В 2010 году индийский телекоммуникационный магнат Сунил Бхарти Миттал заплатил 9 миллиардов долларов за сеть мобильной связи, охватывающую шестнадцать африканских стран. Когда Миттал еще только планировал выходить на рынок Африки, все предупреждали его о страшной коррупции в этом регионе. Но теперь, два года спустя, магнат утверждает, что пока не дал здесь ни одной взятки, а только делал пожертвования для местных школ, клиник и футбольных команд. «Никто ни разу не просил у меня никаких денег, – говорит Миттал. – Это потрясающе».
Магнат вспоминает, как однажды ехал мимо роящихся толп и бедных магазинчиков Киншасы на встречу с президентом Демократической Республики Конго Лораном Кабилой. Дорога заняла у него много часов: сначала пришлось помотаться по городу, так как Кабила, опасаясь убийства политическими противниками, постоянно переезжает с места на место. Когда же они наконец встретились, оказалось, что Кабила простой и искренний человек, одержимый одной идеей – привлечь в свою грязную, бедную страну с населением в 80 миллионов человек, одну из самых густонаселенных, но при этом самых отдаленных стран африканского континента, как можно больше бизнесменов из Индии. Несмотря на огромные природные богатства Конго – бриллианты, золото, «земля, настолько плодородная, что достаточно просто швырнуть в нее семена, и они дадут урожай», – иностранцы едут сюда крайне неохотно. «Привезите к нам индийских бизнесменов, – сказал Кабила Митталу. – Мы отдадим вам все земли, которые вы выберете». Миттала глубоко потряс огромный потенциал, скрытый в Конго, но, чтобы раскрыть его, президенту Кабиле надо решить одну очень трудную задачу: никто не придет на этот рынок, пока в стране не построят дороги, но дороги построить невозможно, пока никто не пришел на рынок.

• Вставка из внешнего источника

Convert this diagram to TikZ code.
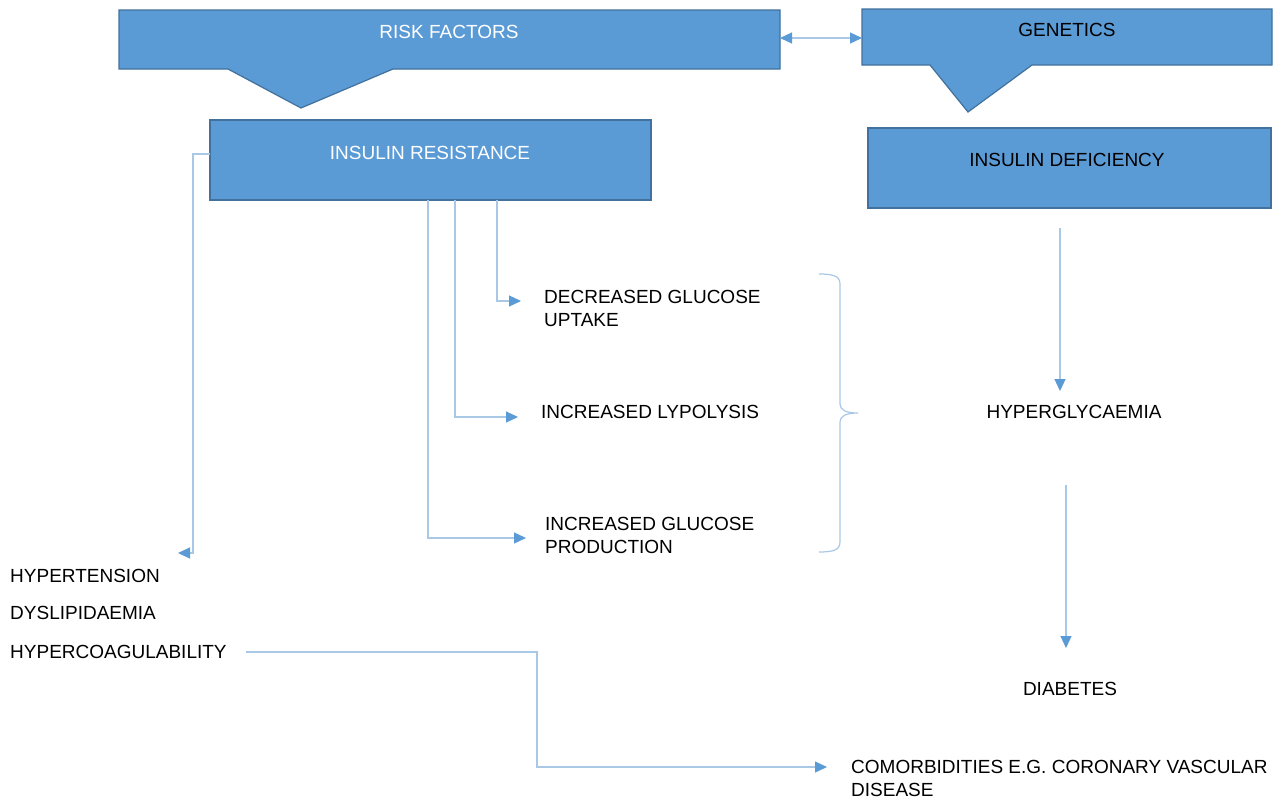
\documentclass[tikz,border=0pt]{standalone}
\usepackage{fontspec}
\setmainfont{Liberation Sans}
\usetikzlibrary{arrows.meta,calc}
\definecolor{boxblue}{HTML}{5B9BD5}
\definecolor{boxedge}{HTML}{41719C}
\definecolor{linecol}{HTML}{A9C8E6}
\definecolor{tipcol}{HTML}{5B9BD5}
\begin{document}
\begin{tikzpicture}[x=1pt,y=-1pt,
  lbl/.style={font=\fontsize{19}{23}\selectfont, inner sep=0pt, align=left},
  boxshape/.style={fill=boxblue, draw=boxedge, line width=1.2pt},
  area/.style={anchor=north west, inner sep=0pt, outer sep=0pt},
  tipA/.style={-{Triangle[length=12pt,width=11pt,color=tipcol]}},
  conn/.style={draw=linecol, line width=1.2pt, tipA},
  bracestyle/.style={draw=linecol, line width=1.2pt}
]
\useasboundingbox (0,0) rectangle (1285,801);
\fill[white] (0,0) rectangle (1285,801);

% callout: risk factors
\node[area, minimum width=661pt, minimum height=59pt] (rf) at (119,10) {};
\draw[boxshape, line join=miter] (rf.north west) -- (rf.north east) -- (rf.south east) -- (393,69) -- (301,108) -- (228,69) -- (rf.south west) -- cycle;
% callout: genetics
\node[area, minimum width=410pt, minimum height=56pt] (gen) at (862,9) {};
\draw[boxshape, line join=miter] (gen.north west) -- (gen.north east) -- (gen.south east) -- (1032,65) -- (968,112) -- (930,65) -- (gen.south west) -- cycle;
% boxes
\node[area, boxshape, minimum width=441pt, minimum height=80pt] (ir) at (210,120) {};
\node[area, boxshape, minimum width=403pt, minimum height=80pt] (id) at (868,128) {};

% texts
\node[lbl, text=white] (rft) at (449,32) {RISK FACTORS};
\node[lbl, text=white] (irt) at (430,153) {INSULIN RESISTANCE};
\node[lbl] (gent) at (1067,30) {GENETICS};
\node[lbl] (idt) at (1067,160) {INSULIN DEFICIENCY};
\node[lbl, anchor=west] (dgu) at (544,308) {DECREASED GLUCOSE\\UPTAKE};
\node[lbl, anchor=west] (il) at (541,412) {INCREASED LYPOLYSIS};
\node[lbl, anchor=west] (igp) at (545,535) {INCREASED GLUCOSE\\PRODUCTION};
\node[lbl] (hg) at (1074,412) {HYPERGLYCAEMIA};
\node[lbl] (dia) at (1070,689) {DIABETES};
\node[lbl, anchor=west] (ht) at (10,576) {HYPERTENSION};
\node[lbl, anchor=west] (dl) at (10,613) {DYSLIPIDAEMIA};
\node[lbl, anchor=west] (hc) at (10,652) {HYPERCOAGULABILITY};
\node[lbl, anchor=west] (com) at (851,778) {COMORBIDITIES E.G. CORONARY VASCULAR\\DISEASE};

% connector end points
\coordinate (htin) at (178,553);
\coordinate (dguin) at (521,301);
\coordinate (ilin) at (518,417);
\coordinate (igpin) at (526,538);
\coordinate (hgout) at (1060,228);
\coordinate (hgin) at (1060,391);
\coordinate (diaout) at (1066,485);
\coordinate (diain) at (1066,648);
\coordinate (comin) at (827,767);

% connectors
\draw[conn, {Triangle[length=12pt,width=11pt,color=tipcol]}-{Triangle[length=12pt,width=11pt,color=tipcol]}] (rf.east |- 0,38) -- (gen.west |- 0,38);
\draw[conn] (ir.west |- 0,154) -| (193,553) -- (htin);
\draw[conn] (497,0 |- ir.south) |- (dguin);
\draw[conn] (455,0 |- ir.south) |- (ilin);
\draw[conn] (428,0 |- ir.south) |- (igpin);
\draw[conn] (hgout) -- (hgin);
\draw[conn] (diaout) -- (diain);
\draw[conn] ([xshift=19pt]hc.east) -| (537,767) -- (comin);

% brace
\draw[bracestyle] (819,274) .. controls (833,274) and (840,276) .. (840,284) -- (840,404) .. controls (840,410) and (846,413) .. (858,413) .. controls (846,413) and (840,416) .. (840,422) -- (840,542) .. controls (840,550) and (833,552) .. (819,552);
\end{tikzpicture}
\end{document}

В 1980-х и 1990-х годах будущее Африки казалось таким беспросветным, что никто не мог разглядеть в нем хоть каплю позитивного. В период между 1960-ми и 1990-ми политические выборы считались тут большой редкостью, и в них почти никогда не участвовали новые лица: за все это время только один африканский лидер потерпел на выборах поражение. В 1990 году во всех, за исключением пяти, африканских странах правили диктаторы, но уже в следующем году с победы оппозиционного кандидата на выборах президента в Бенине впервые с 1970 года поднялась волна перемен. К 2009 году неправительственная организация Freedom House включила в рейтинг свободных или частично свободных стран тридцать три африканских государства, хотя в предыдущем десятилетии в этот список входило всего девятнадцать стран из Африки. Верховенство закона возобладало над властью диктаторов. Традиционные африканские правители-силовики вроде кенийского Даниэля арапа Мои и нигерийского Олусегуна Обасанджо фактически были отстранены от власти в результате введения новых правил, ограничивающих сроки президентских полномочий. И хотя, согласно описанному выше правилу «50/50», между правильной политикой и экономическим ростом страны прямой связи нет, судя по всему, в данном случае Африке удалось вырваться из порочного круга коррупции и государственных переворотов именно благодаря демократическим выборам.